Moderator: Ben Bederson (APS)

Panel Discussion: Peer Review

This session is about peer review. We have four people who represent quite a broad range of opinions on this subject. All four are practicing physicists. Two of them have editorial experience. Jack Sandweiss is the senior Editor and Chair of the Divisional Associate Editors of Physical Review Letters. Lowell Brown is the senior Editor of Physical Review D. They are both high energy physicists, one an experimentalist, the other a theorist. We also have Geoffrey West, from Los Alamos, a member of the Theoretical High Energy Physics Division, and Maurice Rice, a condensed matter physicist from the Institute for Theoretical Physics, ETH, Zurich, presently on leave to AT&T Bell Labs in Murray Hill.

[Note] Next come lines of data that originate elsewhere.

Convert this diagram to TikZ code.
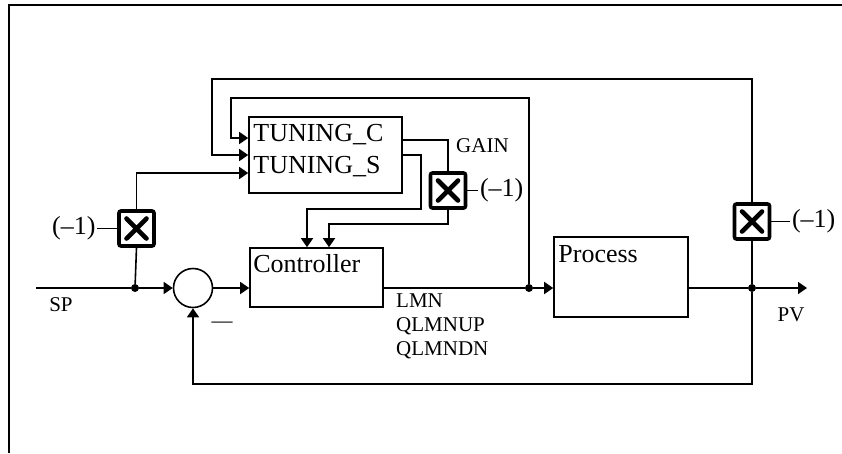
\documentclass[tikz,border=0pt]{standalone}
\usepackage{fontspec}
\setmainfont{Liberation Serif}
\usetikzlibrary{arrows.meta,positioning,calc}

\tikzset{
  blk/.style={draw,line width=1.6pt,inner sep=0pt},
  wire/.style={line width=1.6pt},
  sig/.style={line width=1.6pt,-{Triangle[length=9pt,width=12pt]}},
  dot/.style={circle,fill,inner sep=0pt,minimum size=8pt},
  sumc/.style={circle,draw,line width=1.6pt,inner sep=0pt,minimum size=39pt},
  mulbox/.style={draw,line width=3.6pt,rounded corners=2pt,fill=white,
    minimum size=35pt,inner sep=0pt,
    path picture={\draw[line width=4.6pt,line cap=round]
      ([shift={(-10pt,-10pt)}]path picture bounding box.center) --
      ([shift={(10pt,10pt)}]path picture bounding box.center)
      ([shift={(-10pt,10pt)}]path picture bounding box.center) --
      ([shift={(10pt,-10pt)}]path picture bounding box.center);}},
  bigtxt/.style={font=\fontsize{26}{30}\selectfont,inner sep=0pt},
  smalltxt/.style={font=\fontsize{21}{24}\selectfont,inner sep=0pt},
}

\begin{document}
\begin{tikzpicture}[x=1pt,y=-1pt]
  \useasboundingbox (0,0) rectangle (842,453);
  \draw[line width=1.5pt] (9,453) -- (9,5) -- (842,5);

  % blocks
  \node[blk,minimum width=153pt,minimum height=76pt] (tun) at (325.5,155) {};
  \node[blk,minimum width=133pt,minimum height=59pt] (ctrl) at (316.5,277.5) {};
  \node[blk,minimum width=134pt,minimum height=80pt] (proc) at (621,277) {};
  \node[sumc] (sum) at (193,288) {};

  \node[bigtxt,anchor=base west] (tunC) at ([shift={(5pt,-25pt)}]tun.north west) {TUNING\_C};
  \node[bigtxt,anchor=base west] (tunS) at ([shift={(5pt,-57pt)}]tun.north west) {TUNING\_S};
  \node[bigtxt,anchor=base west] (ctrltxt) at ([shift={(4pt,-25pt)}]ctrl.north west) {Controller};
  \node[bigtxt,anchor=base west] (proctxt) at ([shift={(5pt,-26pt)}]proc.north west) {Process};

  % multipliers
  \node[mulbox] (mL) at (136.5,228.5) {};
  \node[mulbox] (mG) at (448,190.5) {};
  \node[mulbox] (mR) at (752,221.5) {};
  \node[bigtxt,inner sep=1.5pt,left=20pt of mL] (kL) {(–1)};
  \node[bigtxt,inner sep=1.5pt,right=11pt of mG] (kG) {(–1)};
  \node[bigtxt,inner sep=1.5pt,right=19pt of mR] (kR) {(–1)};
  \draw[wire] (kL) -- (mL);
  \draw[wire] (mG) -- (kG);
  \draw[wire] (mR) -- (kR);

  % branch points
  \coordinate (spin) at (36,288);
  \node[dot] (j1) at (135,288) {};
  \node[dot] (j2) at (529,288) {};
  \node[dot] (j3) at (752,288) {};
  \coordinate (pvend) at (807,288);
  \coordinate (fb) at (752,384);

  % main path
  \draw[wire] (spin) -- (j1);
  \draw[sig] (j1) -- (sum.west);
  \draw[sig] (sum.east) -- (sum.east -| ctrl.west);
  \draw[wire] (ctrl.east |- j2) -- (j2);
  \draw[sig] (j2) -- (j2 -| proc.west);
  \draw[wire] (proc.east |- j3) -- (j3);
  \draw[sig] (j3) -- (pvend);
  \draw[sig] (j3) -- (fb) -| (sum.south);

  % tuning paths
  \draw[wire] (j1) -- (mL.south);
  \draw[sig] (mL.north) |- ([yshift=-18pt]tun.west);
  \draw[wire] (j3) -- (mR.south);
  \draw[sig] (mR.north) |- (212,79) |- (tun.west);
  \draw[sig] (j2) |- (231,98) |- ([yshift=17pt]tun.west);
  \draw[wire] ([yshift=15pt]tun.east) -| (mG.north);
  \draw[sig] (mG.south) |- (329,224) -- ([xshift=12.5pt]ctrl.north);
  \draw[sig] (tun.east) -| (421,209) -| ([xshift=-9.5pt]ctrl.north);

  % labels
  \node[smalltxt,anchor=west] (gain) at (456,146) {GAIN};
  \node[smalltxt,anchor=base west] (lmn) at (396,307) {LMN};
  \node[smalltxt,anchor=base west] (qup) at (396,331) {QLMNUP};
  \node[smalltxt,anchor=base west] (qdn) at (396,355) {QLMNDN};
  \node[smalltxt] (sp) at (61,305) {SP};
  \node[smalltxt] (pv) at (791,315) {PV};
  \node[smalltxt] (minus) at (222,325) {—};
\end{tikzpicture}
\end{document}
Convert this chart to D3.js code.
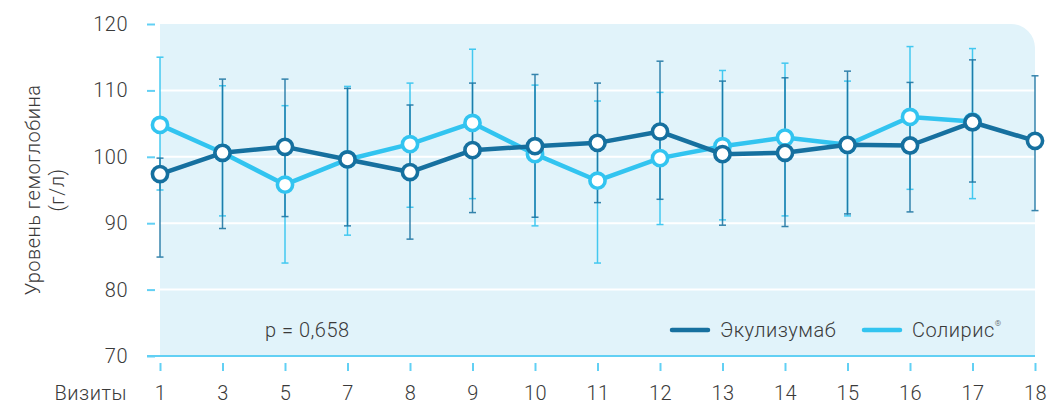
<!DOCTYPE html>
<html><head><meta charset="utf-8">
<script src="https://cdn.jsdelivr.net/npm/d3@7/dist/d3.min.js"></script>
<style>
body{margin:0;background:#fff;}
svg{display:block;font-family:Roboto,"Noto Sans",sans-serif;}
svg text{letter-spacing:0.5px;}
</style></head>
<body><svg id="c" width="1047" height="404"></svg>
<script>
const visits = ["1","3","5","7","8","9","10","11","12","13","14","15","16","17","18"];
const ecu   = [97.4,100.6,101.5,99.6,97.7,101.0,101.6,102.1,103.8,100.4,100.6,101.8,101.7,105.2,102.4];
const ecuHi = [99.8,111.7,111.7,110.3,107.8,111.1,112.4,111.1,114.4,111.4,111.9,112.9,111.2,114.6,112.2];
const ecuLo = [84.9,89.2,91.0,89.6,87.6,91.6,90.9,93.1,93.6,89.7,89.5,91.4,91.7,96.2,91.9];
const sol   = [104.8,100.6,95.8,99.6,101.9,105.1,100.4,96.4,99.8,101.6,102.9,101.8,106.0,105.3,null];
const solHi = [115.0,110.7,107.7,110.6,111.1,116.2,110.8,108.4,109.7,113.0,114.1,111.4,116.6,116.3,null];
const solLo = [95.0,91.1,84.0,88.2,92.4,93.7,89.6,84.0,89.8,90.5,91.1,91.1,95.1,93.7,null];
const yTicks = [70,80,90,100,110,120];
const seriesNames = ["Экулизумаб","Солирис"];
const pText = "p = 0,658";
const yTitle = ["Уровень гемоглобина","(г/л)"];
const xTitle = "Визиты";

const DARK = "#16709f", LIGHT = "#32c4f0", BG = "#e1f3fa", TICK = "#62d0f4", TXT = "#3a3a3a";
const FS = 20, FW = 300;
const svg = d3.select("#c");
const x = d3.scalePoint().domain(visits).range([160,1035]);
const y = d3.scaleLinear().domain([70,120]).range([356,24]);

// background with rounded top-right corner
const L = x.range()[0], R = x.range()[1], T = y(120), B = y(70), rr = 24;
svg.append("path").attr("fill", BG)
  .attr("d", `M${L},${T}H${R-rr}A${rr},${rr} 0 0 1 ${R},${T+rr}V${B}H${L}Z`);

// grid
svg.append("g").selectAll("line").data(yTicks.filter(v=>v>70 && v<120)).join("line")
  .attr("x1", L).attr("x2", R).attr("y1", d=>y(d)).attr("y2", d=>y(d))
  .attr("stroke","#fff").attr("stroke-width",2);

// y axis
const ya = svg.append("g").attr("transform","translate(155,0)")
  .call(d3.axisLeft(y).tickValues(yTicks).tickSize(8).tickPadding(19));
ya.select(".domain").remove();
ya.selectAll(".tick line").attr("stroke",TICK).attr("stroke-width",2);
ya.selectAll(".tick text").attr("fill",TXT).attr("font-size",FS).attr("font-weight",FW).attr("font-family","Roboto");

// x axis
svg.append("line").attr("x1",147).attr("x2",R).attr("y1",B).attr("y2",B).attr("stroke",TICK).attr("stroke-width",2);
const xa = svg.append("g").attr("transform","translate(0,363)")
  .call(d3.axisBottom(x).tickSize(8).tickSizeOuter(0).tickPadding(14.5));
xa.select(".domain").remove();
xa.selectAll(".tick line").attr("stroke",TICK).attr("stroke-width",2);
xa.selectAll(".tick text").attr("fill",TXT).attr("font-size",FS).attr("font-weight",FW).attr("font-family","Roboto");

svg.append("text").attr("x",127).attr("y",400).attr("text-anchor","end")
  .attr("fill",TXT).attr("font-size",FS).attr("font-weight",FW).text(xTitle);

// y title
const yt = svg.append("text").attr("transform","translate(0,190) rotate(-90)")
  .attr("text-anchor","middle").attr("fill",TXT).attr("font-size",FS).attr("font-weight",FW);
yt.append("tspan").attr("x",0).attr("y",40).text(yTitle[0]);
yt.append("tspan").attr("x",0).attr("y",64).text(yTitle[1]);

// error bars
function errBars(vals, hi, lo, color, op){
  const g = svg.append("g").attr("stroke",color).attr("stroke-width",1.5).attr("opacity",op);
  const d = visits.map((v,i)=>({v, hi:hi[i], lo:lo[i]})).filter(d=>d.hi!=null);
  g.selectAll(".v").data(d).join("line").attr("x1",d=>x(d.v)).attr("x2",d=>x(d.v))
    .attr("y1",d=>y(d.hi)).attr("y2",d=>y(d.lo));
  g.selectAll(".h").data(d).join("line").attr("x1",d=>x(d.v)-3.5).attr("x2",d=>x(d.v)+3.5)
    .attr("y1",d=>y(d.hi)).attr("y2",d=>y(d.hi));
  g.selectAll(".l").data(d).join("line").attr("x1",d=>x(d.v)-3.5).attr("x2",d=>x(d.v)+3.5)
    .attr("y1",d=>y(d.lo)).attr("y2",d=>y(d.lo));
}
errBars(sol, solHi, solLo, LIGHT, 0.9);
errBars(ecu, ecuHi, ecuLo, DARK, 0.85);

function series(vals, color){
  const d = visits.map((v,i)=>({v, val:vals[i]})).filter(d=>d.val!=null);
  svg.append("path").datum(d).attr("fill","none").attr("stroke",color).attr("stroke-width",4.5)
    .attr("stroke-linejoin","round")
    .attr("d", d3.line().x(d=>x(d.v)).y(d=>y(d.val)));
  svg.append("g").selectAll("circle").data(d).join("circle")
    .attr("cx",d=>x(d.v)).attr("cy",d=>y(d.val)).attr("r",7.6)
    .attr("fill","#fff").attr("stroke",color).attr("stroke-width",3.6);
}
series(sol, LIGHT);
series(ecu, DARK);

// p text
svg.append("text").attr("x",265).attr("y",337).attr("fill",TXT).attr("font-size",FS).attr("font-weight",FW).text(pText);

// legend
const lg = [{name:seriesNames[0], c:DARK, x:670},{name:seriesNames[1], c:LIGHT, x:862}];
lg.forEach(o=>{
  svg.append("line").attr("x1",o.x+2).attr("x2",o.x+38).attr("y1",330).attr("y2",330)
    .attr("stroke",o.c).attr("stroke-width",4.5).attr("stroke-linecap","round");
  const t = svg.append("text").attr("x",o.x+50).attr("y",337).attr("fill",TXT).attr("font-size",FS).attr("font-weight",FW).text(o.name);
  if(o.name==="Солирис") t.append("tspan").attr("font-size",8).attr("dy",-11).text("®");
});
</script></body></html>
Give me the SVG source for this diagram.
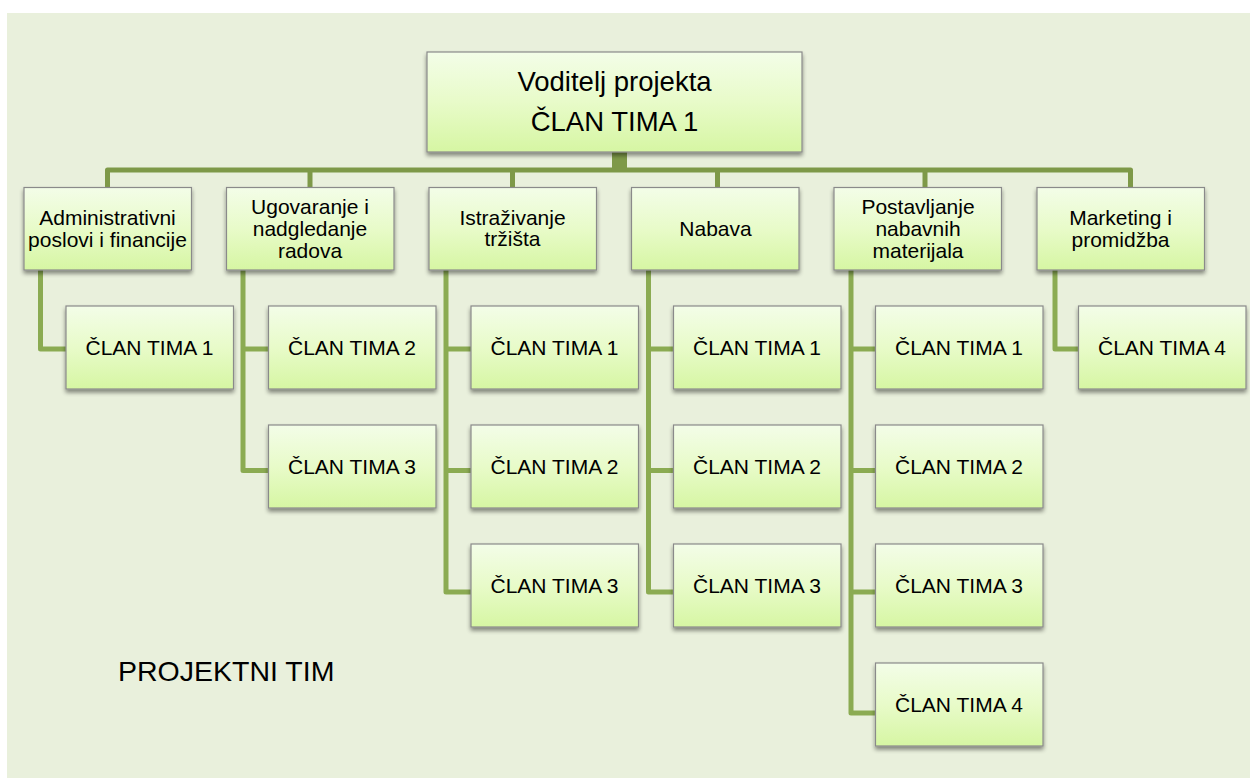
<svg xmlns="http://www.w3.org/2000/svg" width="1250" height="778" viewBox="0 0 1250 778">
<defs>
<linearGradient id="g" x1="0" y1="0" x2="0" y2="1">
<stop offset="0" stop-color="#f3fde8"/>
<stop offset="0.5" stop-color="#e8fbc9"/>
<stop offset="1" stop-color="#d6f6a3"/>
</linearGradient>
<filter id="sh" x="-10%" y="-10%" width="120%" height="130%">
<feGaussianBlur in="SourceAlpha" stdDeviation="2"/>
<feOffset dx="0" dy="3" result="b"/>
<feComponentTransfer><feFuncA type="linear" slope="0.45"/></feComponentTransfer>
<feMerge><feMergeNode/><feMergeNode in="SourceGraphic"/></feMerge>
</filter>
<style>
.box{fill:url(#g);stroke:#8a8a8a;stroke-width:1.2;filter:url(#sh)}
.t{font-family:"Liberation Sans",Arial,sans-serif;font-size:21px;fill:#000;text-anchor:middle}
.top{font-size:27.5px}
.main{fill:none;stroke:#7e9948;stroke-width:5;stroke-linejoin:round}
.sub{fill:none;stroke:#8bab52;stroke-width:5;stroke-linejoin:round}
</style>
</defs>
<rect x="7" y="13" width="1243" height="765" fill="#e9f0dc"/>

<g id="connectors">
<rect x="612" y="150" width="15" height="19" fill="#7e9948"/>
<path class="main" d="M107.5 190 V170 H1130.5 V190"/>
<path class="main" d="M310 170 V190 M512.5 170 V190 M717.5 170 V190 M925 170 V190"/>
<path class="sub" d="M40.5 268 V349 H68"/>
<path class="sub" d="M243 268 V470.5 H270 M243 349 H270"/>
<path class="sub" d="M446 268 V592 H473 M446 349 H473 M446 470.5 H473"/>
<path class="sub" d="M648.5 268 V592 H675 M648.5 349 H675 M648.5 470.5 H675"/>
<path class="sub" d="M851 268 V713 H877 M851 349 H877 M851 470.5 H877 M851 592 H877"/>
<path class="sub" d="M1055 268 V349 H1080"/>
</g>

<g id="n-top"><rect class="box" x="427" y="52" width="375" height="100"/>
<text class="t top" x="614.5" y="91">Voditelj projekta</text>
<text class="t top" x="614.5" y="131">ČLAN TIMA 1</text></g>

<g id="n-admin"><rect class="box" x="24" y="187.5" width="167.5" height="82.5"/>
<text class="t" x="107.5" y="224.5">Administrativni</text>
<text class="t" x="107.5" y="246.5">poslovi i financije</text></g>
<g id="n-ugov"><rect class="box" x="226.5" y="187.5" width="167.5" height="82.5"/>
<text class="t" x="310" y="213.5">Ugovaranje i</text>
<text class="t" x="310" y="235.5">nadgledanje</text>
<text class="t" x="310" y="257.5">radova</text></g>
<g id="n-istr"><rect class="box" x="429" y="187.5" width="167.5" height="82.5"/>
<text class="t" x="512.5" y="224.5">Istraživanje</text>
<text class="t" x="512.5" y="246">tržišta</text></g>
<g id="n-nab"><rect class="box" x="631.5" y="187.5" width="167.5" height="82.5"/>
<text class="t" x="715.5" y="235.5">Nabava</text></g>
<g id="n-post"><rect class="box" x="834" y="187.5" width="167.5" height="82.5"/>
<text class="t" x="918" y="213.5">Postavljanje</text>
<text class="t" x="918" y="235.5">nabavnih</text>
<text class="t" x="918" y="257.5">materijala</text></g>
<g id="n-mark"><rect class="box" x="1037" y="187.5" width="167.5" height="82.5"/>
<text class="t" x="1120.5" y="224.5">Marketing i</text>
<text class="t" x="1120.5" y="246.5">promidžba</text></g>

<g id="n-g1-1"><rect class="box" x="66" y="306" width="167.5" height="83"/><text class="t" x="149.5" y="355">ČLAN TIMA 1</text></g>

<g id="n-g2-1"><rect class="box" x="268.5" y="306" width="167.5" height="83"/><text class="t" x="352" y="355">ČLAN TIMA 2</text></g>
<g id="n-g2-2"><rect class="box" x="268.5" y="425" width="167.5" height="83"/><text class="t" x="352" y="474">ČLAN TIMA 3</text></g>

<g id="n-g3-1"><rect class="box" x="471" y="306" width="167.5" height="83"/><text class="t" x="554.5" y="355">ČLAN TIMA 1</text></g>
<g id="n-g3-2"><rect class="box" x="471" y="425" width="167.5" height="83"/><text class="t" x="554.5" y="474">ČLAN TIMA 2</text></g>
<g id="n-g3-3"><rect class="box" x="471" y="544" width="167.5" height="83"/><text class="t" x="554.5" y="593">ČLAN TIMA 3</text></g>

<g id="n-g4-1"><rect class="box" x="673.5" y="306" width="167.5" height="83"/><text class="t" x="757" y="355">ČLAN TIMA 1</text></g>
<g id="n-g4-2"><rect class="box" x="673.5" y="425" width="167.5" height="83"/><text class="t" x="757" y="474">ČLAN TIMA 2</text></g>
<g id="n-g4-3"><rect class="box" x="673.5" y="544" width="167.5" height="83"/><text class="t" x="757" y="593">ČLAN TIMA 3</text></g>

<g id="n-g5-1"><rect class="box" x="875.5" y="306" width="167.5" height="83"/><text class="t" x="959" y="355">ČLAN TIMA 1</text></g>
<g id="n-g5-2"><rect class="box" x="875.5" y="425" width="167.5" height="83"/><text class="t" x="959" y="474">ČLAN TIMA 2</text></g>
<g id="n-g5-3"><rect class="box" x="875.5" y="544" width="167.5" height="83"/><text class="t" x="959" y="593">ČLAN TIMA 3</text></g>
<g id="n-g5-4"><rect class="box" x="875.5" y="663" width="167.5" height="83"/><text class="t" x="959" y="712">ČLAN TIMA 4</text></g>

<g id="n-g6-1"><rect class="box" x="1078.5" y="306" width="167.5" height="83"/><text class="t" x="1162" y="355">ČLAN TIMA 4</text></g>

<text x="118" y="681" font-family="Liberation Sans, Arial, sans-serif" font-size="28.5" fill="#000">PROJEKTNI TIM</text>
</svg>
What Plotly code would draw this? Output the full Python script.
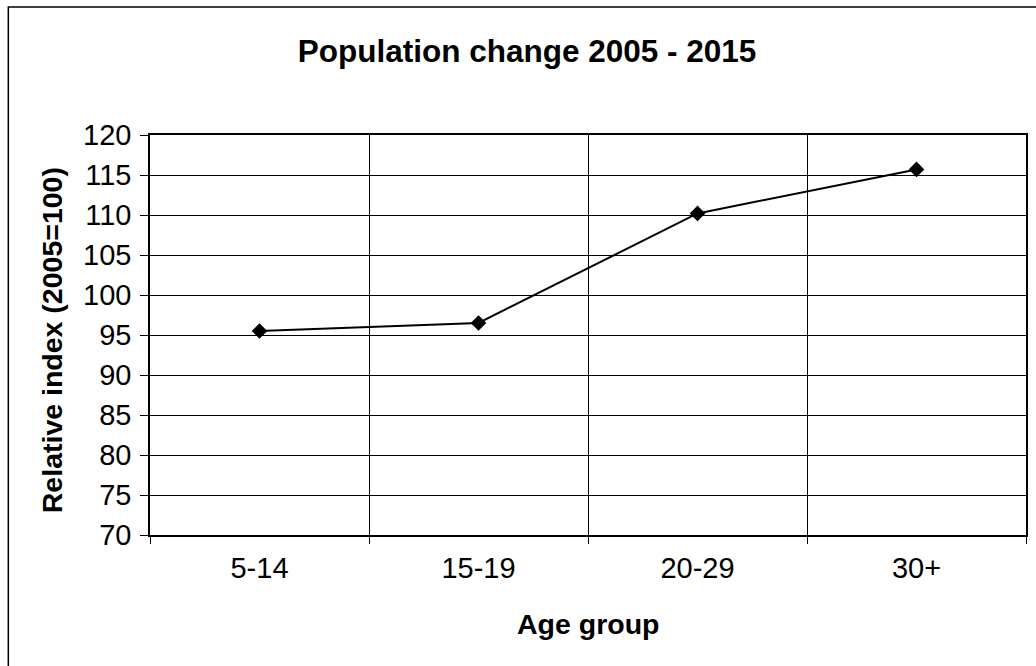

Let me say one thing about peer review, addressing the question of why our journals have such a low rejection rate. We typically have rejection rates in the vicinity of 20%, except for Physical Review D15, which includes cosmology and general relativity, which has a rejection rate of perhaps double this. Of course, Physical Review Letters has a still higher rejection rate, but this is because Physical Review Letters has subjective criteria beyond scientific merit. It is my contention that the principal reason is that in most cases physicists have already critically reviewed their papers, before submission. They are in the most part sufficiently self-critical and self-analytical so that they have in effect peer reviewed their own papers. Or they've had colleagues review their papers before submission. We don't have a large group of papers which are so marginal as to require serious editorial intervention to get them acceptable or to reject them at a high rate. Paul Ginsparg, yesterday, said basically the same thing. He explained why he felt that his e-print archive papers did not require peer review, stating that they actually did require peer review but were reviewed by non-anonymous colleagues before submission. This is very similar to what would have happened if they had gone out to excellent referees in the first place. Of course, he picked his own referees, and he probably did a better job of selecting referees than we do in our anonymous referee selection.

As you can probably guess, I'm a supporter of peer review but I also believe that there are many ways in which peer review can be implemented and we will hear from four gentlemen, perhaps with different ideas about the subject. So, first I'll start with Jack Sandweiss.